#### Exercise description
Starting at the first line of the listing below, repeat each line up to and including the one containing "90, 95, 99]". Leave out pictures.

#### Collected material
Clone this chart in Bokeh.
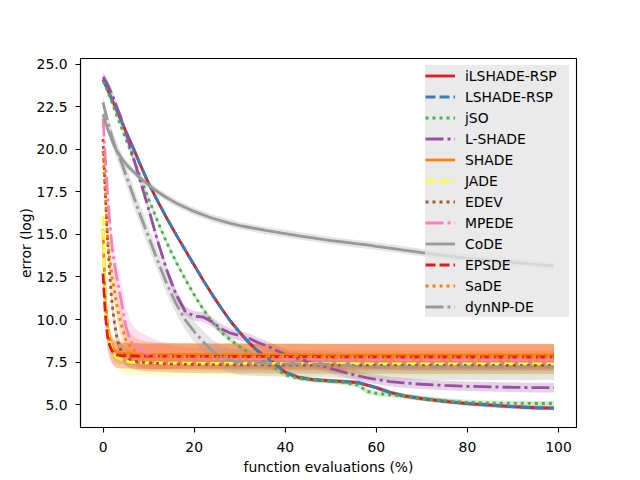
import numpy as np
from bokeh.plotting import figure
from bokeh.models import Range1d, FixedTicker, PrintfTickFormatter
from bokeh.embed import file_html
from bokeh.resources import INLINE

# ---- data ----
X = [0, 0.5, 1, 1.5, 2, 2.5, 3, 3.5, 4, 5, 6, 7, 8,
     10, 12, 14, 16, 18, 20, 22, 24, 26, 28, 30, 32, 34, 36, 38, 40,
     43, 46, 50, 53, 56, 58, 60, 63, 66, 70, 75, 80, 85, 90, 95, 99]

ilshade_rsp = [24.1, 23.8, 23.5, 23.2, 22.9, 22.6, 22.3, 22.0, 21.65, 21.05, 20.45, 19.85, 19.2,
               18.0, 16.95, 15.95, 15.0, 14.1, 13.2, 12.3, 11.45, 10.65, 9.9, 9.25, 8.65, 8.15, 7.75, 7.35, 6.9,
               6.6, 6.47, 6.4, 6.35, 6.3, 6.15, 6.0, 5.72, 5.52, 5.36, 5.2, 5.06, 4.97, 4.88, 4.82, 4.8]
lshade_rsp = [24.1, 23.8, 23.5, 23.2, 22.9, 22.6, 22.3, 22.0, 21.65, 21.05, 20.45, 19.85, 19.2,
              18.0, 16.95, 15.95, 15.0, 14.1, 13.2, 12.3, 11.45, 10.65, 9.9, 9.25, 8.65, 8.15, 7.75, 7.35, 6.9,
              6.6, 6.47, 6.4, 6.35, 6.3, 6.15, 6.0, 5.72, 5.52, 5.36, 5.2, 5.06, 4.97, 4.88, 4.82, 4.79]
jso = [24.0, 23.7, 23.4, 23.05, 22.7, 22.35, 22.0, 21.65, 21.3, 20.6, 19.9, 19.2, 18.5,
       17.1, 15.75, 14.5, 13.4, 12.4, 11.45, 10.6, 9.85, 9.25, 8.8, 8.4, 8.05, 7.7, 7.42, 7.1, 6.75,
       6.55, 6.45, 6.38, 6.3, 6.15, 5.78, 5.66, 5.58, 5.5, 5.36, 5.24, 5.14, 5.1, 5.08, 5.07, 5.07]
l_shade = [24.25, 24.05, 23.8, 23.5, 23.2, 22.85, 22.5, 22.15, 21.8, 21.0, 20.1, 19.2, 18.3,
           16.5, 14.6, 12.9, 11.5, 10.5, 10.2, 10.15, 9.85, 9.45, 9.2, 9.05, 8.9, 8.65, 8.45, 8.2, 7.95,
           7.7, 7.45, 7.12, 6.9, 6.7, 6.58, 6.48, 6.36, 6.28, 6.2, 6.13, 6.08, 6.05, 6.02, 6.0, 6.0]
shade = [15.3, 11.2, 9.6, 8.8, 8.4, 8.2, 8.1, 8.05, 8.02, 8.0, 7.98, 7.97, 7.96,
         7.95, 7.95, 7.95, 7.95, 7.95, 7.95, 7.95, 7.94, 7.94, 7.94, 7.94, 7.94, 7.94, 7.94, 7.94, 7.94,
         7.94, 7.94, 7.93, 7.93, 7.93, 7.93, 7.93, 7.93, 7.93, 7.93, 7.93, 7.93, 7.93, 7.93, 7.93, 7.93]
jade = [16.1, 10.6, 9.36, 8.7, 8.2, 7.95, 7.8, 7.72, 7.67, 7.57, 7.5, 7.48, 7.46,
        7.45, 7.45, 7.44, 7.44, 7.44, 7.43, 7.43, 7.43, 7.43, 7.42, 7.42, 7.42, 7.42, 7.42, 7.42, 7.41,
        7.41, 7.41, 7.41, 7.41, 7.4, 7.4, 7.4, 7.4, 7.4, 7.4, 7.4, 7.4, 7.4, 7.4, 7.4, 7.4]
edev = [20.6, 17.4, 14.6, 12.5, 10.9, 9.8, 9.0, 8.45, 8.15, 7.8, 7.65, 7.55, 7.5,
        7.45, 7.42, 7.4, 7.38, 7.37, 7.36, 7.35, 7.35, 7.35, 7.34, 7.34, 7.34, 7.34, 7.33, 7.33, 7.33,
        7.33, 7.32, 7.32, 7.32, 7.31, 7.31, 7.31, 7.31, 7.3, 7.3, 7.3, 7.3, 7.3, 7.3, 7.3, 7.3]
mpede = [21.8, 19.5, 17.3, 15.6, 14.2, 13.3, 12.5, 11.8, 11.1, 9.6, 8.75, 8.4, 8.2,
         8.0, 7.9, 7.85, 7.8, 7.77, 7.75, 7.74, 7.73, 7.72, 7.72, 7.71, 7.7, 7.7, 7.7, 7.69, 7.69,
         7.68, 7.68, 7.67, 7.67, 7.66, 7.66, 7.66, 7.65, 7.65, 7.65, 7.64, 7.64, 7.64, 7.64, 7.64, 7.64]
code = [22.05, 21.6, 21.2, 20.85, 20.5, 20.2, 19.9, 19.7, 19.5, 19.15, 18.85, 18.6, 18.35,
        17.9, 17.5, 17.15, 16.85, 16.6, 16.35, 16.15, 15.95, 15.8, 15.65, 15.52, 15.42, 15.32, 15.22, 15.13, 15.05,
        14.92, 14.8, 14.64, 14.54, 14.44, 14.38, 14.3, 14.2, 14.08, 13.93, 13.76, 13.6, 13.47, 13.35, 13.24, 13.15]
epsde = [12.7, 10.3, 9.0, 8.45, 8.15, 8.0, 7.92, 7.9, 7.88, 7.87, 7.86, 7.86, 7.85,
         7.85, 7.85, 7.85, 7.84, 7.84, 7.84, 7.84, 7.83, 7.83, 7.83, 7.83, 7.83, 7.83, 7.82, 7.82, 7.82,
         7.82, 7.82, 7.81, 7.81, 7.81, 7.81, 7.81, 7.81, 7.8, 7.8, 7.8, 7.8, 7.8, 7.8, 7.8, 7.8]
sade = [19.9, 17.3, 14.8, 13.5, 12.5, 11.7, 10.9, 10.25, 9.7, 8.8, 8.4, 8.15, 8.0,
        7.9, 7.85, 7.83, 7.82, 7.81, 7.8, 7.8, 7.8, 7.79, 7.79, 7.79, 7.79, 7.78, 7.78, 7.78, 7.78,
        7.78, 7.77, 7.77, 7.77, 7.77, 7.77, 7.77, 7.76, 7.76, 7.76, 7.76, 7.76, 7.76, 7.76, 7.76, 7.76]
dynnp_de = [22.75, 22.2, 21.65, 21.15, 20.7, 20.3, 19.95, 19.6, 19.25, 18.5, 17.75, 17.0, 16.25,
            14.85, 13.45, 12.1, 10.95, 10.0, 9.3, 8.7, 8.15, 7.8, 7.6, 7.5, 7.46, 7.44, 7.42, 7.41, 7.4,
            7.39, 7.38, 7.36, 7.32, 7.25, 7.22, 7.2, 7.2, 7.2, 7.2, 7.2, 7.2, 7.2, 7.2, 7.2, 7.2]

# spread (std) of each run set
std_ilshade_rsp = 0.13
std_lshade_rsp = 0.1
std_jso = 0.15
std_l_shade = 0.28
std_shade = 0.65
std_jade = 0.72
std_edev = 0.5
std_mpede = [0.3, 0.4, 0.5, 0.6, 0.7, 0.8, 0.9, 1.0, 1.1, 1.15, 1.1, 1.1, 1.05,
             1.0, 0.85, 0.75, 0.65, 0.6, 0.58, 0.57, 0.56, 0.56, 0.55, 0.55, 0.55, 0.55, 0.55, 0.55, 0.55,
             0.55, 0.55, 0.55, 0.55, 0.55, 0.55, 0.55, 0.55, 0.55, 0.55, 0.55, 0.55, 0.55, 0.55, 0.55, 0.55]
std_code = 0.22
std_epsde = 0.75
std_sade = 0.8
std_dynnp_de = [0.3, 0.35, 0.4, 0.45, 0.5, 0.5, 0.5, 0.5, 0.5, 0.55, 0.6, 0.6, 0.6,
                0.6, 0.6, 0.6, 0.6, 0.6, 0.6, 0.62, 0.65, 0.7, 0.72, 0.75, 0.75, 0.75, 0.75, 0.75, 0.75,
                0.75, 0.75, 0.75, 0.75, 0.75, 0.75, 0.75, 0.75, 0.75, 0.75, 0.75, 0.75, 0.75, 0.75, 0.75, 0.75]

names = ["iLSHADE-RSP", "LSHADE-RSP", "jSO", "L-SHADE", "SHADE", "JADE",
         "EDEV", "MPEDE", "CoDE", "EPSDE", "SaDE", "dynNP-DE"]
means = [ilshade_rsp, lshade_rsp, jso, l_shade, shade, jade, edev, mpede, code, epsde, sade, dynnp_de]
stds = [std_ilshade_rsp, std_lshade_rsp, std_jso, std_l_shade, std_shade, std_jade,
        std_edev, std_mpede, std_code, std_epsde, std_sade, std_dynnp_de]
colors = ["#e41a1c", "#377eb8", "#4daf4a", "#984ea3", "#ff7f00", "#ffff33",
          "#a65628", "#f781bf", "#999999", "#e41a1c", "#ff7f00", "#999999"]
dashes = ["solid", "10 4", "3 4", "18 4 3 4", "solid", "10 4",
          "3 4", "18 4 3 4", "solid", "10 4", "3 4", "18 4 3 4"]

x_ticks = [0, 20, 40, 60, 80, 100]
y_ticks = [5.0, 7.5, 10.0, 12.5, 15.0, 17.5, 20.0, 22.5, 25.0]

for m in means:
    assert len(m) == len(X), len(m)

FONT = "DejaVu Sans"
FS = "13.9px"

p = figure(width=640, height=480, output_backend="svg", toolbar_location=None,
           x_range=Range1d(-4.95, 103.95), y_range=Range1d(3.66, 25.33),
           min_border_left=80, min_border_right=64, min_border_top=58, min_border_bottom=53)
p.background_fill_color = "white"
p.border_fill_color = "white"
p.outline_line_color = "black"
p.outline_line_width = 1.1
p.outline_line_alpha = 1.0
p.xgrid.grid_line_color = None
p.ygrid.grid_line_color = None

xa = np.array(X, dtype=float)
# bands first (below all lines)
for m, s, c in zip(means, stds, colors):
    mm = np.array(m, dtype=float)
    ss = np.array(s, dtype=float) * np.ones_like(mm)
    p.varea(x=xa, y1=mm - ss, y2=mm + ss, fill_color=c, fill_alpha=0.25)

for n, m, c, d in zip(names, means, colors, dashes):
    p.line(xa, np.array(m, dtype=float), line_color=c, line_width=2.8, line_dash=d, legend_label=n)

p.xaxis.ticker = FixedTicker(ticks=x_ticks)
p.yaxis.ticker = FixedTicker(ticks=y_ticks)
p.yaxis.formatter = PrintfTickFormatter(format="%.1f")
for ax in (p.xaxis, p.yaxis):
    ax.major_tick_in = 0
    ax.major_tick_out = 5
    ax.major_tick_line_color = "black"
    ax.major_tick_line_width = 1.1
    ax.minor_tick_line_color = None
    ax.axis_line_color = "black"
    ax.axis_line_width = 1.1
    ax.major_label_text_font = FONT
    ax.major_label_text_font_size = FS
    ax.major_label_text_color = "black"
    ax.axis_label_text_font = FONT
    ax.axis_label_text_font_size = FS
    ax.axis_label_text_font_style = "normal"
    ax.axis_label_text_color = "black"
p.xaxis.axis_label = "function evaluations (%)"
p.yaxis.axis_label = "error (log)"
p.xaxis.major_label_standoff = 9
p.xaxis.axis_label_standoff = 4
p.yaxis.major_label_standoff = 8
p.yaxis.axis_label_standoff = 0

lg = p.legend[0]
lg.location = "top_right"
lg.margin = 7
lg.padding = 5
lg.spacing = 0
lg.label_height = 21
lg.glyph_height = 21
lg.glyph_width = 30
lg.label_standoff = 10
lg.label_width = 104
lg.label_text_font = FONT
lg.label_text_font_size = FS
lg.label_text_color = "black"
lg.background_fill_color = "#e5e5e5"
lg.background_fill_alpha = 0.8
lg.border_line_color = None

open("out.html", "w").write(file_html(p, INLINE))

#### Task response
Clone this chart in Bokeh.
import numpy as np
from bokeh.plotting import figure
from bokeh.models import Range1d, FixedTicker, PrintfTickFormatter
from bokeh.embed import file_html
from bokeh.resources import INLINE

# ---- data ----
X = [0, 0.5, 1, 1.5, 2, 2.5, 3, 3.5, 4, 5, 6, 7, 8,
     10, 12, 14, 16, 18, 20, 22, 24, 26, 28, 30, 32, 34, 36, 38, 40,
     43, 46, 50, 53, 56, 58, 60, 63, 66, 70, 75, 80, 85, 90, 95, 99]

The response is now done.